Iran dan Mesir sebagai dua negara yang dianggap paling inspiratif dalam melahirkan Islam radikal di negara-negara lain. Fenomena revolusi Islam Iran 1979 dianggap banyak pengamat sebagai salah satu bentuk radikalisme Islam yang kemudian mengilhami kaum Muslim di banyak negara melakukan hal serupa. Sementara itu, di Mesir lahirnya al-Ikhwan al-Muslimun yang dibidani oleh Syaikh Hasan Al-Banna (1906-1949) pada April 1928 mengalami perkembangan pesat yang ditandai oleh tersebarnya organisasi ini di kurang lebih 70 negara, tidak hanya di Timur Tengah tapi juga di wilayah lain.

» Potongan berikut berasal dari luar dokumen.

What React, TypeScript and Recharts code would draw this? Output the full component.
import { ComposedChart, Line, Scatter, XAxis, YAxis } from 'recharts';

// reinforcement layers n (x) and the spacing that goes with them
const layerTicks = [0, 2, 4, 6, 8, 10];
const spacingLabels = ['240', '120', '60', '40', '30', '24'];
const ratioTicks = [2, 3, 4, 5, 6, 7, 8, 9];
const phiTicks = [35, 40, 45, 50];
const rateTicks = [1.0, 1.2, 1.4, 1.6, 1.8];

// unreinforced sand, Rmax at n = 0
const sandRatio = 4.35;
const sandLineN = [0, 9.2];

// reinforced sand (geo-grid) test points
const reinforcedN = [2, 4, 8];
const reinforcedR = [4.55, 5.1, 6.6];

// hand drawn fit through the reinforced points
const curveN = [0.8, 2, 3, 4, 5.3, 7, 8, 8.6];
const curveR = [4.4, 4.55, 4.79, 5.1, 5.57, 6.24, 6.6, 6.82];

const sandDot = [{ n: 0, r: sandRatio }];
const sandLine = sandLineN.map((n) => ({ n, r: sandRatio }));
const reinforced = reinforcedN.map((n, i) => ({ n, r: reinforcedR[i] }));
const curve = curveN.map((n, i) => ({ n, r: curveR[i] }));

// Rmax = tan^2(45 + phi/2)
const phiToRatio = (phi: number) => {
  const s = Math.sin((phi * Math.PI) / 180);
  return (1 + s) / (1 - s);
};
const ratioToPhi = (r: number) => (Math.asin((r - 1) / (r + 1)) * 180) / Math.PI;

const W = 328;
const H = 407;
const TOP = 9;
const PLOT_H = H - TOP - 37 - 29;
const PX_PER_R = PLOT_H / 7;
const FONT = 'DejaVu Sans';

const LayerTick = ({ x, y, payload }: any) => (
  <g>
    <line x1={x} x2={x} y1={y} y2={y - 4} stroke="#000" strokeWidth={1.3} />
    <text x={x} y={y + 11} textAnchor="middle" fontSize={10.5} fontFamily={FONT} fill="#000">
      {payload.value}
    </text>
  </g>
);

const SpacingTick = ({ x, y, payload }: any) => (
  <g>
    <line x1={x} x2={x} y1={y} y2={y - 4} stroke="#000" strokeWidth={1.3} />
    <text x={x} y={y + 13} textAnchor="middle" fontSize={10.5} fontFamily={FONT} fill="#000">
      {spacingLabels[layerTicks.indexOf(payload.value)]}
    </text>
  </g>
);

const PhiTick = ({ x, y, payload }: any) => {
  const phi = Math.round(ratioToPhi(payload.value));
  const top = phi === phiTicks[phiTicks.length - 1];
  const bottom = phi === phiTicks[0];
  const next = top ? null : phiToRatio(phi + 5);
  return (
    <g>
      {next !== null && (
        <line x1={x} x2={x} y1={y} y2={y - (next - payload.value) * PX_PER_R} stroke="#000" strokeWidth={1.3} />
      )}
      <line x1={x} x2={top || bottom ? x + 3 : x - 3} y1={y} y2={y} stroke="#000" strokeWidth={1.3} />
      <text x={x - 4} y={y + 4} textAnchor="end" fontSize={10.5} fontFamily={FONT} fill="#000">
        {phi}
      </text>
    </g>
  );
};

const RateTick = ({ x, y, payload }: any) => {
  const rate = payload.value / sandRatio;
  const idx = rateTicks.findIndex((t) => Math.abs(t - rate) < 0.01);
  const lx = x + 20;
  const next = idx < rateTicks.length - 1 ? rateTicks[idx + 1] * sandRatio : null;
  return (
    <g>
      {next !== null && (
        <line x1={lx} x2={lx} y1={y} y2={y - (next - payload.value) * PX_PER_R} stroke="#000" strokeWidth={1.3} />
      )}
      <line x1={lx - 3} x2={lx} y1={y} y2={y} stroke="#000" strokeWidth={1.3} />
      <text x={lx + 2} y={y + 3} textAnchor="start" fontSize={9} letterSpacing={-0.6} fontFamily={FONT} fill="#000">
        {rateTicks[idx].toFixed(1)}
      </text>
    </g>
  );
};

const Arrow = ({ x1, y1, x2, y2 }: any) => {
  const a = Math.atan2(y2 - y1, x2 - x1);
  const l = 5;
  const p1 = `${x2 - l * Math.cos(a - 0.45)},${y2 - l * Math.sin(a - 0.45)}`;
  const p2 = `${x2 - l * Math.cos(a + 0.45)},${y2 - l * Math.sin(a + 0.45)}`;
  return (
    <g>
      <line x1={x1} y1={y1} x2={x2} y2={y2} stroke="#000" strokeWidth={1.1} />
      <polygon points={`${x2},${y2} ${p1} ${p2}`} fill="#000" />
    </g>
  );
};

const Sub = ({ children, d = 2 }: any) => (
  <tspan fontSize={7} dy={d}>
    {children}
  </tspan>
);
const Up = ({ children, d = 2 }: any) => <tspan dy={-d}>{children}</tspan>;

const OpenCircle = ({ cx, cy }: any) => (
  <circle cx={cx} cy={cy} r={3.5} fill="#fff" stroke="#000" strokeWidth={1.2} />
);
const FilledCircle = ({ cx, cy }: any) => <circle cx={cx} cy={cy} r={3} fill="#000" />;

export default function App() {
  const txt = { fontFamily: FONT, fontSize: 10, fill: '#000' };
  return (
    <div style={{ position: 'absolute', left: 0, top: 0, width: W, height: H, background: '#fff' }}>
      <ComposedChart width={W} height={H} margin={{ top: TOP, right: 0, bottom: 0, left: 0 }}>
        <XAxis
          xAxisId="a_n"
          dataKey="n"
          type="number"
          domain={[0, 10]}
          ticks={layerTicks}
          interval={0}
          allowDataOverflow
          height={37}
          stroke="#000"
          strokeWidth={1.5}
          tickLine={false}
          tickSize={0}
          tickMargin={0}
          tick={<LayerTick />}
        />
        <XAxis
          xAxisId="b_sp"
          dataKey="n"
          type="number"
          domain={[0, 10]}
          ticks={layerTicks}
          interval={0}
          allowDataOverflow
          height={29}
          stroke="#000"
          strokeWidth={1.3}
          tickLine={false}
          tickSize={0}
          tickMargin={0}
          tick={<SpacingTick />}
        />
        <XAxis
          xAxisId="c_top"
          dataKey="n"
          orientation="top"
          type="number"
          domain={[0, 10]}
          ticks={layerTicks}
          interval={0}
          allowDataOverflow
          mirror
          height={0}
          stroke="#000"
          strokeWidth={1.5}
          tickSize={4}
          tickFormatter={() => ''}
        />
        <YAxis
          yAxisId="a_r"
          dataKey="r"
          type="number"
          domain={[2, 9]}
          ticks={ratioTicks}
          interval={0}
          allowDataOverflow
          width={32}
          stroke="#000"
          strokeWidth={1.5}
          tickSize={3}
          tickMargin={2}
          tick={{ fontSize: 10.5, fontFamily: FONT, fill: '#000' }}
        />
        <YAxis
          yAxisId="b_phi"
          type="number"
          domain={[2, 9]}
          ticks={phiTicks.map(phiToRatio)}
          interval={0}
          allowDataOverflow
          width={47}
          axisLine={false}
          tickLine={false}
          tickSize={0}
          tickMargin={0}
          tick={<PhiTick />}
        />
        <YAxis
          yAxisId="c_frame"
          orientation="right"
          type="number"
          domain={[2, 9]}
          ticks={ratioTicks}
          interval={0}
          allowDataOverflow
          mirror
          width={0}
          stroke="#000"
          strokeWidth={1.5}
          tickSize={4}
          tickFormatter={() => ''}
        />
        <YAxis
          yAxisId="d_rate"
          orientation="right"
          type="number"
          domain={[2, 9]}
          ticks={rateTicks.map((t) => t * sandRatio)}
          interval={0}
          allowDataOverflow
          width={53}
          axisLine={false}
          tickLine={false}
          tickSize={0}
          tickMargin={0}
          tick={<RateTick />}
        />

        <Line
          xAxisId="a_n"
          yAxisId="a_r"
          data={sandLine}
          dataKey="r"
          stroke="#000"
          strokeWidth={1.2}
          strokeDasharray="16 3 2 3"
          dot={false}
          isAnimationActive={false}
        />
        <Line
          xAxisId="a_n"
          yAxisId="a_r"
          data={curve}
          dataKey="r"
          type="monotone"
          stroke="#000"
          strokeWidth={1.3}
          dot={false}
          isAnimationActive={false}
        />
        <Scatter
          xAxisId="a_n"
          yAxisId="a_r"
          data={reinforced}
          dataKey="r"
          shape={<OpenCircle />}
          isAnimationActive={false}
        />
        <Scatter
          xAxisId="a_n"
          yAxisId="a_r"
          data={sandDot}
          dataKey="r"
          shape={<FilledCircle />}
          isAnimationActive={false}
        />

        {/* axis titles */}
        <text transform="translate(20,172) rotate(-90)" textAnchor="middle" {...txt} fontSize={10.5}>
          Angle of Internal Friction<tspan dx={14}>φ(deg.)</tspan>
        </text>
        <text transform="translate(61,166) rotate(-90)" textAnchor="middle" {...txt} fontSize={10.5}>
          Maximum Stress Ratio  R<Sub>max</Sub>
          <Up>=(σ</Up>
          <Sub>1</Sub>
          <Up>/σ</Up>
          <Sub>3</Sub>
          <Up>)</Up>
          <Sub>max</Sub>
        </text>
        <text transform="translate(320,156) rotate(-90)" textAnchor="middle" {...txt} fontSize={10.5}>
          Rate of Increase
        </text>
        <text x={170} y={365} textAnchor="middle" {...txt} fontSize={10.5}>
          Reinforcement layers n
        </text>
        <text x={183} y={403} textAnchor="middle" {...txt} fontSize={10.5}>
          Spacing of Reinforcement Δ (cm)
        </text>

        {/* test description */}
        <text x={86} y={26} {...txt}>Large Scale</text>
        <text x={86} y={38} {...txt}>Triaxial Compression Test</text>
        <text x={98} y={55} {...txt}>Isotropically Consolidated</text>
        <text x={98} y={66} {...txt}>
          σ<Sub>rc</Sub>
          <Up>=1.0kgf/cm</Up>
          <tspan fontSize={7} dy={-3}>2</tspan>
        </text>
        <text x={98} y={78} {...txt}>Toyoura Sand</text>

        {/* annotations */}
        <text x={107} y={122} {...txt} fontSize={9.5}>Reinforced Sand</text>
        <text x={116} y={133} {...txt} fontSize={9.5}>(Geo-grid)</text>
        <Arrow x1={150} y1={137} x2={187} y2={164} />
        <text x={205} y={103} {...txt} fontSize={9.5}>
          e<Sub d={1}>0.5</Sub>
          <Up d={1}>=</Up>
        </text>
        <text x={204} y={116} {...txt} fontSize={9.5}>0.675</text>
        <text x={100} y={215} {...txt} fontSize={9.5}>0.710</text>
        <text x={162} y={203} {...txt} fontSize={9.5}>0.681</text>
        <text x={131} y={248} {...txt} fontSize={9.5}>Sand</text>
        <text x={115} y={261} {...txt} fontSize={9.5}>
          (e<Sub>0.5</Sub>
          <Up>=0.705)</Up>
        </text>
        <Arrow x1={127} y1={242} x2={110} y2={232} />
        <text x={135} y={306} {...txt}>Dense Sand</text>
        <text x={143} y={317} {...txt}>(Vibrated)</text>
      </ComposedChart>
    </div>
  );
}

Pengaruh keagamaan dan politik dari Timur Tengah ke Indonesia bukan hal baru dalam sejarah. Semenjak Islam masuk ke Nusantara, hubungan masyarakat Indonesia dengan Timur Tengah sangat kental. Dalam konteks keagamaan, pengetahuan, dan politik, transmisi ini dimungkinkan karena posisi Timur Tengah sebagai sentrum yang selalu menjadi rujukan umat Islam.

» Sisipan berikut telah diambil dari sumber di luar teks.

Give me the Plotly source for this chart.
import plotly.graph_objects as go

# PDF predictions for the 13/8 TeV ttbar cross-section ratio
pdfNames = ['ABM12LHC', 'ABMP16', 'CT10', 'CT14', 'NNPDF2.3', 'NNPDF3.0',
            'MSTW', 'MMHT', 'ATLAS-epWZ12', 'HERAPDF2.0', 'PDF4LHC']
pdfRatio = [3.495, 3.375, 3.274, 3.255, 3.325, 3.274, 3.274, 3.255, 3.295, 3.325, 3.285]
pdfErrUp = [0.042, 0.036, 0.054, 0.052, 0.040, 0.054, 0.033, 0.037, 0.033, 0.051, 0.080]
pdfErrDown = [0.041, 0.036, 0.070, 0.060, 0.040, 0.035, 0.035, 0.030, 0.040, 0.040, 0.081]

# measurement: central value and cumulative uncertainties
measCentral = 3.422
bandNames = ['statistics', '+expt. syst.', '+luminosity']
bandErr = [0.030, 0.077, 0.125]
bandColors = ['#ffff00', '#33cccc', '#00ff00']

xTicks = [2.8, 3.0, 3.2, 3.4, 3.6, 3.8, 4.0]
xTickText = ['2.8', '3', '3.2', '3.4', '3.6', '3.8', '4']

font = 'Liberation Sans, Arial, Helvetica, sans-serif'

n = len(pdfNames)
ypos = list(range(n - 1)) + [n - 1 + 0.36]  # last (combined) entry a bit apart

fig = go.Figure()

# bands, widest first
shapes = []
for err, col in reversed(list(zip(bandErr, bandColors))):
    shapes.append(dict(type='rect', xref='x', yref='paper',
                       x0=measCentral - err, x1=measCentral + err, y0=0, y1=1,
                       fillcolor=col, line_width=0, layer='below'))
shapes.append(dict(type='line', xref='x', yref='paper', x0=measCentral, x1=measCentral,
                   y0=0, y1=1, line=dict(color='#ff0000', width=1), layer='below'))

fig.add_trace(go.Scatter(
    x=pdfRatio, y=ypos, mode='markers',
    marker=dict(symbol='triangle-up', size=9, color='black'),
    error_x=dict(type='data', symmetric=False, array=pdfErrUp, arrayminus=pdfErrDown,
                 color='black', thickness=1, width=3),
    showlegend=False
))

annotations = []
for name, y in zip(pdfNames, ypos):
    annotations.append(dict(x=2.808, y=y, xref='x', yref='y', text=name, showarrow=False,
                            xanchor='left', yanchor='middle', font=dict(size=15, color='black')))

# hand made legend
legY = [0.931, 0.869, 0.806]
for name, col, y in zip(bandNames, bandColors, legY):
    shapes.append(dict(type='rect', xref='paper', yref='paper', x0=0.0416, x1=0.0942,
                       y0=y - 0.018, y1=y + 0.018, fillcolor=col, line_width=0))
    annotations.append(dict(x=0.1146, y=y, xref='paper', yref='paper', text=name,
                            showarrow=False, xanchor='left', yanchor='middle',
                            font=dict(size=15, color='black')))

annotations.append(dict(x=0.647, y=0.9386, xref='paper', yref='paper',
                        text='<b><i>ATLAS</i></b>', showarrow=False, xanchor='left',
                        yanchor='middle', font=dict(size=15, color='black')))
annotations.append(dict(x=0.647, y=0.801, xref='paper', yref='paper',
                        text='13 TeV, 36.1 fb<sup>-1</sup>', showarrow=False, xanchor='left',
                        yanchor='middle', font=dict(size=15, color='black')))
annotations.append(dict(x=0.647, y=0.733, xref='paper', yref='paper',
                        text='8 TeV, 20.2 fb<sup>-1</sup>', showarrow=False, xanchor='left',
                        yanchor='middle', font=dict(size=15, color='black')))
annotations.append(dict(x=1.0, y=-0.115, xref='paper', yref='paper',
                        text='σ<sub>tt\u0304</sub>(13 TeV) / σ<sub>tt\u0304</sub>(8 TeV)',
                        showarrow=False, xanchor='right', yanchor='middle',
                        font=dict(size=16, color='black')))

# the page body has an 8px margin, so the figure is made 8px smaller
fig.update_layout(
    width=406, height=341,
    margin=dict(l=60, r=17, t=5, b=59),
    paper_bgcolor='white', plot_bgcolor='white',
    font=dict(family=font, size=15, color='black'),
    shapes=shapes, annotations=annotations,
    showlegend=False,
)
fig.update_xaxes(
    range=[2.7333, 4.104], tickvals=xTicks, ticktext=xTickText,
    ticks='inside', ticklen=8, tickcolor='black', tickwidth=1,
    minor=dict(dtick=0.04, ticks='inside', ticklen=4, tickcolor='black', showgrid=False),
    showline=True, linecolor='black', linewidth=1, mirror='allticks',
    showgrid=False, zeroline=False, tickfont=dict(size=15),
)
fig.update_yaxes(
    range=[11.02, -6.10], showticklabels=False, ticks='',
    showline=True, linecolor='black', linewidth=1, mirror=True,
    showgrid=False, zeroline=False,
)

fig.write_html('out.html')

Momok ekstrem kanan yang dulu begitu diwaspadai oleh Orde Baru kini hilang dari kamus politik Indonesia. Kelompok Islam radikal memang berhasil “ditumpas” rezim Orde Baru pada tahun 1980-an. Namun, dalam waktu hampir bersamaan generasi di bawahnya diam-diam membangun jaringan di kampus-kampus.
Kemudian disusul dengan munculnya kelompok-kelompok pengajian kampus pada akhir 1980-an yang terkenal dengan sebutan “kelompok tarbiyah,” melalui kelompok inilah transmisi Islam radikal di Timur Tengah berkembang di Indonesia, khususnya di kampus-kampus umum.
Setelah era reformasi mereka lebih berani tampil ke permukaan secara terang-terangan. Bagi sebagian kalangan, kemunculannya dianggap mengkhawatirkan, bukan semata-mata karena perbedaan ideologis, tetapi lantaran sebagian di antaranya menggunakan cara-cara kekerasan memperjuangkan aspirasinya. Kekerasan di sini tak hanya dalam arti fisik, tetapi juga kekerasan wacana yang terekspresi melalui kecenderungan mereka yang dengan mudah mengeluarkan fatwa murtad, kafir, syirik, dan semacamnya bahkan kepada sesama Muslim.
Kita sadari bahwa Indonesia adalah negara plural yang terdiri dari beragam suku, ras, agama, budaya yang berbeda-beda tapi tetap satu Indonesia. Pluralisme yang menjadi ciri bangsa dan Negara Indonesia ini, semestinya diimbangi dengan demokratisasi yang kuat sehingga tidak menimbulkan gejolak baru yang berkembang. Islam sebagai agama yang rahmatan lil ‘alamin seyogyanya dimaknai oleh penganutnya dengan penuh keramahan, kedamaian, dan kasih sayang. Bukan sebaliknya, seolah-olah Islam menjadi sesuatu yang mengerikan, menyeramkan, dan menakutkan bagi umat lain, sehingga performen keseluruhan umat Islam pun turut terpengaruh.
Arogansi, kepongahan, serta kecongkakan yang mementingkan keinginan kelompoknya masing-masing adalah benih dari sebuah bentuk radikalisme. Karena itu, di era global sekarang ini wajah seram semacam itu, tak boleh lagi tumbuh berkembang.